San Francisco currently crinkles its way through 181 million plastic bags every year. Only 1 percent of those bags get a second life in products like deck furniture and railroad ties, even after a decade of trying to boost recycling. Nationally, the picture is similar: Less than 1 percent of 100 billion plastic bags tossed each year get recycled.

By voting Tuesday to ban traditional plastic bags, made from petroleum, the city hopes to spur retailers to provide an alternative type of plastic bag – one made from starches. Customers can discard this kind of bag in their compost collection bins, which are widely used here.

San Francisco will be the first US city to prohibit petroleum-based bags, pending expected final approval. But it's in good company internationally, joining countries in Africa, Asia, and Europe.

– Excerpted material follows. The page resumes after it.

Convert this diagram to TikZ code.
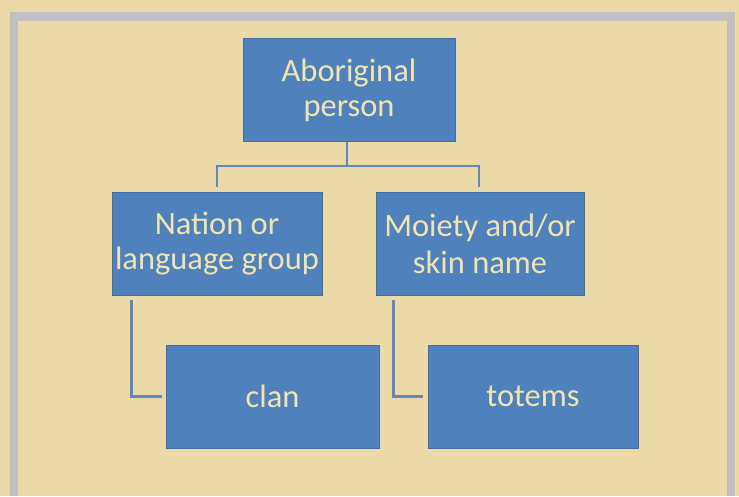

Environmentalists hope such bans will move into the American mainstream.

"This is groundbreaking legislation that could have a domino effect across California and eventually the country," says John Rizzo, who serves on the executive board of the Sierra Club's San Francisco Bay chapter. "We are definitely behind the curve [internationally] on this."

South Africa, Rwanda, Zanzibar, and the French island of Corsica have banned throwaway plastic bags, as have a handful of Alaskan towns. Bangladesh and the Indian state of Maharashtra, which includes the megalopolis of Mumbai, have also passed prohibitions, saying the bags clogged drains during floods. Phaseouts are planned in Paris, south Australia, and parts of western Canada.

Other countries and some companies have slapped surcharges on plastic bags. A "plastax" of 15 cents per bag in Ireland cut usage by more than 90 percent. This month, furniture retailer IKEA expanded a five-cents-per-bag fee into its US stores. The company credits the policy with curbing plastic bag use by 95 percent over 10 months in its British stores.